アジャイル開発を進める上で、どうしてもプラクティスやフレームワークといった「これだけやればうまくいく!」と思えてしまうものに頼りたくなってしまっていたので、反省しました。
対話なんて簡単でしょ?
本当にうまく対話できているでしょうか...?
- 対話において重要とされているのは 「他者理解」 と 「自己開示」。
自身のコミュニケーションにおいてどのくらい「他者理解」と「自己開示」ができているのかを診断してみましょう。
自身の対話を診断する
以下が本書で紹介されていた対話の診断法です。
- 実際の会話の内容を記録する。
- その際に自身が感じていた感情も記録する。
- 相手をどれだけ理解しようとしていたのか を分析する。
- 自分が相手にした質問のうち、 純粋に相手がどのように考えているのかを確認するための質問 がいくつあったのかを数える。
- 「他者理解」は対話において質問という形で表現される。
- 同じ質問でも相手を誘導するための質問や自分の意見を主張するための質問は「他者理解」には通じない。
- 純粋な質問の割合からどのくらい他者を理解しようとしているかがわかる。
- 自分をどれだけ開示できていたのか を分析する。
- 自身が考えたことや、感情をどれだけ相手に伝えることができていたかを数える。
- 「なぜ相手は理解してくれないんだ?」とか「前に話していた内容と違うじゃないか?」と思った時に、相手にそれを伝えることができているか?
どのくらい「他者理解」と「自己開示」をすることができていたでしょうか?
私はチームの中でも比較的多く質問する方なので他者を理解しようとしている人間だと思っていたのですが、相手を理解するためではなく、自分の意見を通すための質問が多いことに気付かされました。
限られた時間内でより効率的に結論を出さねばという焦りから、対話よりも自分の意見を通す方に気持ちが寄ってしまっていたように感じています。
なぜうまく対話できないのか...?
「難しい決断をする時に、みんなで対話をして結論を出すべきだ!」と頭ではわかっているのに、なぜうまく対話できないのでしょうか?
- 人は「自分に危害が及んだり、恥ずかしい思いをしたりする可能性がある場合」は無意識に防御的な思考法を取ってしまう。
たとえば、気の置けない同僚には気軽に質問できるのに、大勢の前では「こんなことを質問したら自分が無知だと思われてしまうのではないか...?」と思って質問できなかったことはないでしょうか?
本当は伝えるべきだとわかっているのに、関係性の悪化を恐れて相手に意見できなかったりしたことはないでしょうか?

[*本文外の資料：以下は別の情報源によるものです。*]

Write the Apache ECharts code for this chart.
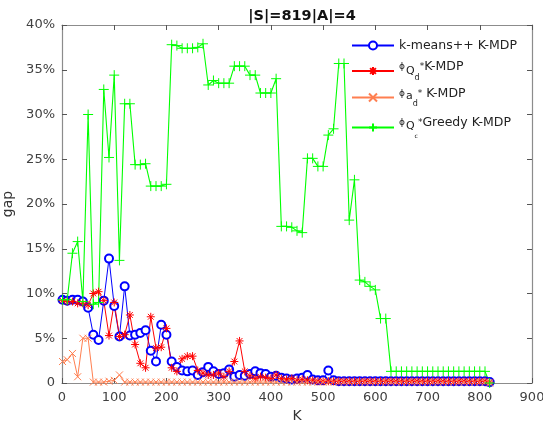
<!DOCTYPE html>
<html>
<head>
<meta charset="utf-8">
<script src="https://cdn.jsdelivr.net/npm/echarts@6/dist/echarts.min.js"></script>
<style>html,body{margin:0;padding:0;background:#fff}#c{width:543px;height:428px}</style>
</head>
<body>
<div id="c"></div>
<script>
// K values
const kValues = [1,10,20,30,40,50,60,70,80,90,100,110,120,130,140,150,160,170,180,190,200,210,220,230,240,250,260,270,280,290,300,310,320,330,340,350,360,370,380,390,400,410,420,430,440,450,460,470,480,490,500,510,520,530,540,550,560,570,580,590,600,610,620,630,640,650,660,670,680,690,700,710,720,730,740,750,760,770,780,790,800,810,819];
// gap values in percent
const kmeansGap = [9.3,9.2,9.3,9.3,9.1,8.4,5.4,4.8,9.2,13.9,8.6,5.2,10.8,5.3,5.4,5.6,5.9,3.6,2.4,6.5,5.4,2.4,1.8,1.4,1.3,1.4,0.9,1.2,1.8,1.3,1.0,1.1,1.5,0.7,0.9,0.8,1.0,1.3,1.1,1.0,0.7,0.8,0.6,0.5,0.4,0.5,0.6,0.9,0.4,0.3,0.3,1.4,0.3,0.2,0.2,0.2,0.2,0.2,0.2,0.2,0.2,0.2,0.2,0.2,0.2,0.2,0.2,0.2,0.2,0.2,0.2,0.2,0.2,0.2,0.2,0.2,0.2,0.2,0.2,0.2,0.2,0.2,0.1];
const phiQdGap = [9.2,9.1,9.1,8.9,8.9,8.7,10.0,10.2,9.2,5.3,9.0,5.2,5.4,7.6,4.3,2.2,1.7,7.4,3.9,4.0,6.1,1.7,1.3,2.7,3.0,3.0,1.4,1.1,0.9,0.9,1.1,0.7,1.3,2.4,4.7,1.3,0.8,0.5,0.7,0.6,0.5,0.9,0.5,0.4,0.5,0.3,0.4,0.3,0.3,0.2,0.2,0.2,0.2,0.2,0.2,0.2,0.2,0.2,0.2,0.2,0.2,0.2,0.2,0.2,0.2,0.2,0.2,0.2,0.2,0.2,0.2,0.2,0.2,0.2,0.2,0.2,0.2,0.2,0.2,0.2,0.2,0.2,0.1];
const phiAdGap = [2.4,2.6,3.3,0.7,5.0,5.0,0.1,0.1,0.1,0.2,0.3,0.9,0.1,0.1,0.1,0.1,0.1,0.1,0.1,0.1,0.1,0.1,0.1,0.1,0.1,0.1,0.1,0.1,0.1,0.1,0.1,0.1,0.1,0.1,0.1,0.1,0.1,0.1,0.1,0.1,0.1,0.1,0.1,0.1,0.1,0.1,0.1,0.1,0.1,0.1,0.1,0.1,0.1,0.1,0.1,0.1,0.1,0.1,0.1,0.1,0.1,0.1,0.1,0.1,0.1,0.1,0.1,0.1,0.1,0.1,0.1,0.1,0.1,0.1,0.1,0.1,0.1,0.1,0.1,0.1,0.1,0.1,0.0];
const greedyGap = [9.3,9.3,14.5,15.8,9.1,30.0,8.8,9.0,32.8,25.2,34.4,13.7,31.2,31.2,24.4,24.4,24.5,22.0,22.0,22.0,22.2,37.8,37.7,37.4,37.4,37.4,37.5,37.9,33.3,33.8,33.5,33.5,33.5,35.4,35.4,35.4,34.4,34.4,32.4,32.4,32.4,34.0,17.5,17.5,17.4,17.0,16.8,25.1,25.1,24.2,24.2,27.7,28.4,35.7,35.7,18.2,22.7,11.5,11.3,10.8,10.4,7.2,7.2,1.3,1.3,1.3,1.3,1.3,1.3,1.3,1.3,1.3,1.3,1.3,1.3,1.3,1.3,1.3,1.3,1.3,1.3,1.3,0.0];
const seriesNames = ['k-means++ K-MDP','phiQd','phiad','phiQc'];
const xTicks = [0,100,200,300,400,500,600,700,800,900];
const yTicks = [0,5,10,15,20,25,30,35,40];

const FONT = 'DejaVu Sans';
const COLORS = ['#0000ff','#ff0000','#ff7f50','#00ff00'];
const pair = arr => kValues.map((k,i)=>[k,arr[i]]);
const AST = 'path://M0,-5L0,5M-5,0L5,0M-3.6,-3.6L3.6,3.6M-3.6,3.6L3.6,-3.6';
const CROSS = 'path://M-4,-4L4,4M-4,4L4,-4';
const PLUS = 'path://M0,-5L0,5M-5,0L5,0';

const TC = '#222';
const rich = {
  n:{fontFamily:FONT,fontSize:12.5,color:TC,verticalAlign:'top',padding:[0,0,0,0]},
  phi:{fontFamily:FONT,fontSize:9,color:TC,verticalAlign:'top',padding:[2,1,0,0]},
  q:{fontFamily:FONT,fontSize:11,color:TC,verticalAlign:'top',padding:[6,0,0,0]},
  q2:{fontFamily:FONT,fontSize:11,color:TC,verticalAlign:'top',padding:[5,0,0,0]},
  a:{fontFamily:FONT,fontSize:11,color:TC,verticalAlign:'top',padding:[4,0,0,0]},
  d:{fontFamily:FONT,fontSize:8,color:TC,verticalAlign:'top',padding:[14,0,0,0]},
  d2:{fontFamily:FONT,fontSize:8,color:TC,verticalAlign:'top',padding:[13,0,0,0]},
  c:{fontFamily:FONT,fontSize:6,color:TC,verticalAlign:'top',padding:[17,0,0,0]},
  st:{fontFamily:FONT,fontSize:9,color:TC,verticalAlign:'top',padding:[2,0,0,0]}
};
const labelFmt = {
  'k-means++ K-MDP':'{n|k-means++ K-MDP}',
  'phiQd':'{phi|ϕ}{q|Q}{d|d}{st|*}{n|K-MDP}',
  'phiad':'{phi|ϕ}{a|a}{d2|d}{st|*}{n| K-MDP}',
  'phiQc':'{phi|ϕ}{q2|Q}{c|c}{st|*}{n|Greedy K-MDP}'
};
// top of each legend item block
const legendTops = [39, 60, 87, 116];
const IH = 10;
const legends = seriesNames.map((nm,i)=>({
  data:[nm], left:351, top:legendTops[i], padding:0, itemWidth:42, itemHeight:IH, itemGap:5,
  selectedMode:false, formatter: n=>labelFmt[n],
  textStyle:{rich:rich, fontFamily:FONT, fontSize:12.5, color:TC}
}));

const axisCommon = {
  min:0, splitLine:{show:false},
  axisLine:{show:true,onZero:false,lineStyle:{color:'#8c8c8c',width:1.2}},
  axisTick:{show:true,inside:true,length:5,lineStyle:{color:'#555',width:1}}
};

const chart = echarts.init(document.getElementById('c'), null, {renderer:'canvas'});
chart.setOption({
  backgroundColor:'#fff',
  animation:false,
  color:COLORS,
  title:{text:'|S|=819|A|=4', left:297, textAlign:'center', top:4,
    textStyle:{fontFamily:FONT,fontSize:14.5,fontWeight:'bold',color:'#111'}},
  legend:legends,
  grid:{left:62, top:25, width:470, height:358, containLabel:false, outerBoundsMode:'none'},
  xAxis:[
    Object.assign({}, axisCommon, {type:'value', position:'bottom', max:900, interval:100,
      name:'K', nameLocation:'middle', nameGap:23,
      nameTextStyle:{fontFamily:FONT,fontSize:14,color:'#333'},
      axisLabel:{fontFamily:FONT,fontSize:13,color:'#404040',margin:8,
        formatter:v=>xTicks.includes(v)?String(v):''}}),
    Object.assign({}, axisCommon, {type:'value', position:'top', max:900, interval:100,
      axisLabel:{show:false}})
  ],
  yAxis:[
    Object.assign({}, axisCommon, {type:'value', position:'left', max:40, interval:5,
      name:'gap', nameLocation:'middle', nameGap:40, nameRotate:90,
      nameTextStyle:{fontFamily:FONT,fontSize:14,color:'#333'},
      axisLabel:{fontFamily:FONT,fontSize:13,color:'#404040',margin:7,
        formatter:v=>yTicks.includes(v)?(v===0?'0':v+'%'):''}}),
    Object.assign({}, axisCommon, {type:'value', position:'right', max:40, interval:5,
      axisLabel:{show:false}})
  ],
  series:[
    {name:seriesNames[0], type:'line', data:pair(kmeansGap), symbol:'emptyCircle', symbolSize:8,
      showAllSymbol:true, lineStyle:{color:COLORS[0],width:1}, itemStyle:{color:COLORS[0],borderColor:COLORS[0],borderWidth:1}},
    {name:seriesNames[1], type:'line', data:pair(phiQdGap), symbol:AST, symbolSize:8,
      showAllSymbol:true, lineStyle:{color:COLORS[1],width:1}, itemStyle:{color:COLORS[1],borderColor:COLORS[1],borderWidth:1}},
    {name:seriesNames[2], type:'line', data:pair(phiAdGap), symbol:CROSS, symbolSize:7,
      showAllSymbol:true, lineStyle:{color:COLORS[2],width:1}, itemStyle:{color:COLORS[2],borderColor:COLORS[2],borderWidth:1}},
    {name:seriesNames[3], type:'line', data:pair(greedyGap), symbol:PLUS, symbolSize:10,
      showAllSymbol:true, lineStyle:{color:COLORS[3],width:1.1}, itemStyle:{color:COLORS[3],borderColor:COLORS[3],borderWidth:1}}
  ]
});
</script>
</body>
</html>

- 防御的な思考法を取ってしまうと、行動の目的が建設的なゴールの達成から、自分への危害・嫌な思いの可能性の排除に変わってしまう。
- この反応は無意識であるため、人は無意識にチームとしての建設的なゴール(対話)の阻害をしてしまう可能性がある。
無意識の内に対話がうまくいかない方向に動いてしまっていることを知り、難しい課題だと思いましたが、まずはそれを知ることが重要だなと前向きに考えています。
自身の対話を改善していく
ではどのように対話を改善していけば良いのでしょうか?
- 自身の対話を客観的に診断することにより、自身の無意識の癖を分析し、改善方法を考える。
- 実際にどう話すべきだったかを文章として整理し、実際に口にして練習する。
よりアジャイルに、チームが幸せに開発できるようにするために、まずは自身の対話能力を高めていきたいと考えています。
あとがき
本記事では、「組織を変える5つの対話 -対話を通じてアジャイルな組織文化を作る」という書籍を読み理解した、対話の重要性、対話を分析・改善する方法について記載しました。
本書籍には、より実践的な対話法がたくさん載ってるのでぜひ読んでみてください!